- **Data provided**:
========================
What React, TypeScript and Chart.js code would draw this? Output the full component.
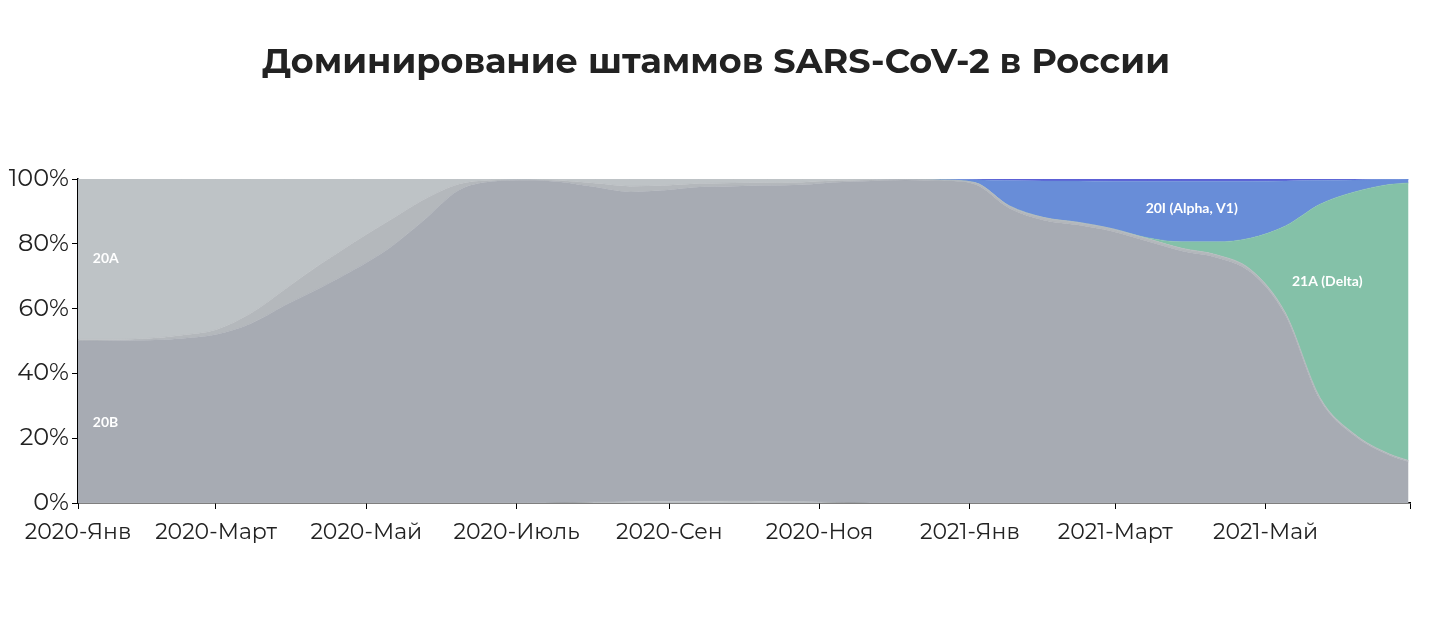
import React, { useEffect, useRef } from "react";
import { Chart, registerables } from "chart.js";

Chart.register(...registerables);

// ---- data ----
const TITLE = "Доминирование штаммов SARS-CoV-2 в России";

const dates = [
  "2020-01-05", "2020-01-19", "2020-02-02", "2020-02-16", "2020-03-01", "2020-03-15",
  "2020-03-29", "2020-04-12", "2020-04-26", "2020-05-10", "2020-05-24", "2020-06-07",
  "2020-06-21", "2020-07-05", "2020-07-19", "2020-08-02", "2020-08-16", "2020-08-30",
  "2020-09-13", "2020-09-27", "2020-10-11", "2020-10-25", "2020-11-08", "2020-11-22",
  "2020-12-06", "2020-12-20", "2021-01-03", "2021-01-17", "2021-01-31", "2021-02-14",
  "2021-02-28", "2021-03-14", "2021-03-28", "2021-04-11", "2021-04-25", "2021-05-09",
  "2021-05-23", "2021-06-06", "2021-06-20", "2021-06-28",
];

const s19A = [
  0, 0, 0, 0, 0, 0, 0, 0, 0, 0, 0, 0, 0, 0, 0.1, 0.3, 0.4, 0.5, 0.5, 0.6,
  0.5, 0.4, 0.2, 0, 0, 0, 0, 0, 0, 0, 0, 0, 0, 0, 0, 0, 0, 0, 0, 0,
];
const s20B = [
  50, 50.1, 50.2, 50.8, 52, 55.3, 61, 66.3, 72, 78.5, 87, 96.3, 99.2, 99.6, 99.0, 97.2,
  95.6, 96.0, 97.0, 97.2, 97.5, 97.8, 98.8, 99.4, 99.7, 99.5, 98.4, 91.0, 87.3, 85.8,
  83.8, 80.8, 77.8, 75.8, 71.2, 58.0, 32, 20.8, 14.8, 12.7,
];
const s20C = [
  0.5, 0.4, 0.6, 1.0, 1.5, 3.2, 5, 7.2, 8.5, 8.5, 6.5, 2.0, 0.4, 0.2, 0.4, 1.2,
  1.8, 1.5, 1.1, 1.0, 0.9, 0.8, 0.5, 0.3, 0.2, 0.2, 0.5, 0.7, 0.8, 0.8,
  0.8, 0.8, 0.8, 0.8, 0.8, 0.7, 0.6, 0.5, 0.4, 0.4,
];
const s20A = [
  49.5, 49.5, 49.2, 48.2, 46.5, 41.5, 34, 26.5, 19.5, 13, 6.5, 1.7, 0.4, 0.2, 0.5, 1.3,
  2.2, 2.0, 1.4, 1.2, 1.1, 1.0, 0.5, 0.3, 0.1, 0, 0, 0, 0, 0,
  0, 0, 0, 0, 0, 0, 0, 0, 0, 0,
];
const s21A = [
  0, 0, 0, 0, 0, 0, 0, 0, 0, 0, 0, 0, 0, 0, 0, 0, 0, 0, 0, 0,
  0, 0, 0, 0, 0, 0, 0, 0, 0, 0, 0, 0.3, 2.0, 4.0, 9.8, 26.8, 59.6, 74.7, 83.1, 85.7,
];
const s20I = [
  0, 0, 0, 0, 0, 0, 0, 0, 0, 0, 0, 0, 0, 0, 0, 0, 0, 0, 0, 0,
  0, 0, 0, 0, 0, 0.3, 0.9, 7.8, 11.3, 12.8, 14.7, 17.4, 18.7, 18.7, 17.5, 13.9, 7.4, 3.7, 1.6, 1.2,
];
const s20H = [
  0, 0, 0, 0, 0, 0, 0, 0, 0, 0, 0, 0, 0, 0, 0, 0, 0, 0, 0, 0,
  0, 0, 0, 0, 0, 0, 0.2, 0.5, 0.6, 0.6, 0.7, 0.7, 0.7, 0.7, 0.7, 0.6, 0.4, 0.3, 0.1, 0,
];

const seriesNames = ["19A", "20B", "20C", "20A", "21A (Delta)", "20I (Alpha, V1)", "20H (Beta, V2)"];
const seriesValues = [s19A, s20B, s20C, s20A, s21A, s20I, s20H];
const seriesColors = ["#b9bdc1", "#a7abb3", "#b4b8bc", "#bec3c6", "#84c1a8", "#688dd8", "#5c60d6"];

const tickDates = [
  "2020-01-01", "2020-03-01", "2020-05-01", "2020-07-01", "2020-09-01",
  "2020-11-01", "2021-01-01", "2021-03-01", "2021-05-01",
];
const tickLabels = [
  "2020-Янв", "2020-Март", "2020-Май", "2020-Июль", "2020-Сен",
  "2020-Ноя", "2021-Янв", "2021-Март", "2021-Май",
];
const yTicks = [0, 20, 40, 60, 80, 100];

const areaLabels = [
  { text: "20A", date: "2020-01-11", pct: 75.5, align: "left" },
  { text: "20B", date: "2020-01-11", pct: 25, align: "left" },
  { text: "20I (Alpha, V1)", date: "2021-04-01", pct: 91, align: "center" },
  { text: "21A (Delta)", date: "2021-05-26", pct: 68.5, align: "center" },
];

const END_DATE = "2021-06-28";

// ---- helpers ----
const EPOCH = Date.UTC(2020, 0, 1);
const toDay = (s: string) => {
  const [y, m, d] = s.split("-").map(Number);
  return (Date.UTC(y, m - 1, d) - EPOCH) / 86400000;
};

const FONT = "Montserrat, 'DejaVu Sans', sans-serif";

export default function App() {
  const ref = useRef<HTMLCanvasElement | null>(null);

  useEffect(() => {
    if (!ref.current) return;
    const xs = dates.map(toDay);
    const xMin = xs[0];
    const xMax = toDay(END_DATE) + 0.6;

    const labelPlugin = {
      id: "areaLabels",
      afterDatasetsDraw(chart: any) {
        const { ctx, scales } = chart;
        ctx.save();
        ctx.fillStyle = "#ffffff";
        ctx.font = "bold 14px Lato, 'Open Sans', sans-serif";
        ctx.textBaseline = "middle";
        areaLabels.forEach((l) => {
          ctx.textAlign = l.align;
          ctx.fillText(l.text, scales.x.getPixelForValue(toDay(l.date)), scales.y.getPixelForValue(l.pct));
        });
        ctx.restore();
      },
    };

    const chart = new Chart(ref.current, {
      type: "line",
      data: {
        datasets: seriesNames.map((name, i) => ({
          label: name,
          data: xs.map((x, j) => ({ x, y: seriesValues[i][j] })),
          backgroundColor: seriesColors[i],
          borderColor: seriesColors[i],
          borderWidth: 0.5,
          pointRadius: 0,
          fill: i === 0 ? "origin" : "-1",
          cubicInterpolationMode: "monotone",
        })),
      },
      options: {
        animation: false,
        responsive: false,
        layout: { padding: { left: 0, right: 22, top: 179, bottom: 0 } },
        plugins: {
          legend: { display: false },
          tooltip: { enabled: false },
          title: { display: false },
        },
        scales: {
          x: {
            type: "linear",
            min: xMin,
            max: xMax,
            afterBuildTicks: (scale: any) => {
              const t = tickDates.map((d) => ({ value: Math.max(xMin, toDay(d)) }));
              t.push({ value: xMax });
              scale.ticks = t;
            },
            afterFit: (scale: any) => {
              scale.height = 130;
            },
            ticks: {
              autoSkip: false,
              maxRotation: 0,
              padding: 10,
              color: "#222222",
              font: { family: FONT, size: 22 },
              callback: (_v: any, i: number) => tickLabels[i] ?? "",
            },
            grid: { display: true, drawOnChartArea: false, drawTicks: true, tickLength: 6, color: "#000000" },
            border: { display: true, color: "#000000", width: 1.5 },
          },
          y: {
            stacked: true,
            min: 0,
            max: 100,
            afterBuildTicks: (scale: any) => {
              scale.ticks = yTicks.map((v) => ({ value: v }));
            },
            afterFit: (scale: any) => {
              scale.width = 78;
            },
            ticks: {
              padding: 3,
              color: "#222222",
              font: { family: FONT, size: 24 },
              callback: (v: any) => v + "%",
            },
            grid: { display: true, drawOnChartArea: false, drawTicks: true, tickLength: 6, color: "#000000" },
            border: { display: true, color: "#000000", width: 1.5 },
          },
        },
      },
      plugins: [labelPlugin],
    } as any);

    return () => chart.destroy();
  }, []);

  return (
    <div style={{ position: "absolute", left: 0, top: 0, width: 1432, height: 633, background: "#fff" }}>
      <div
        style={{
          position: "absolute",
          left: 0,
          top: 40,
          width: 1432,
          textAlign: "center",
          fontFamily: FONT,
          fontWeight: 700,
          fontSize: 35,
          lineHeight: "42px",
          color: "#222222",
        }}
      >
        {TITLE}
      </div>
      <canvas ref={ref} width={1432} height={633} style={{ width: 1432, height: 633, display: "block" }} />
    </div>
  );
}
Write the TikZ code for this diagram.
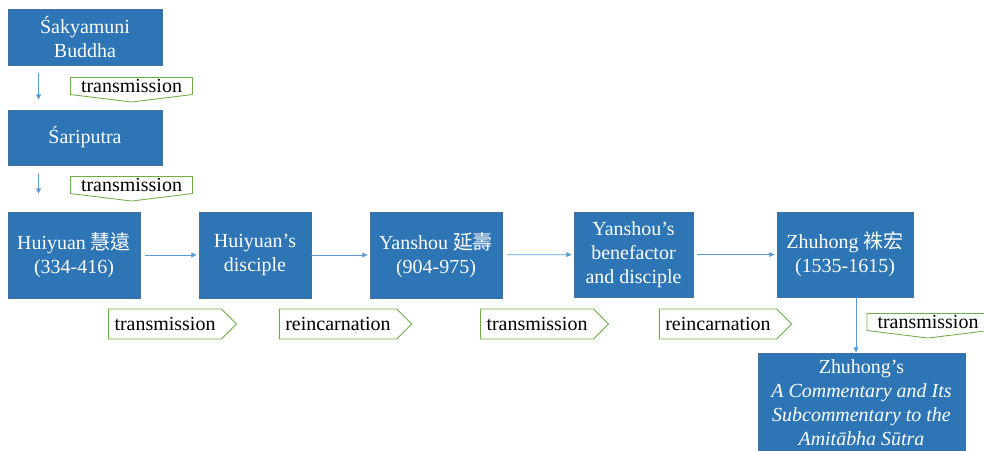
========================
- **Directive**:
Begin at the first line of the entries above and return each line exactly, stopping after the line that contains "Chart.register(...registerables);". Pictures do not belong in the copy.

- **Solution for this problem**:
What React, TypeScript and Chart.js code would draw this? Output the full component.
import React, { useEffect, useRef } from "react";
import { Chart, registerables } from "chart.js";

Chart.register(...registerables);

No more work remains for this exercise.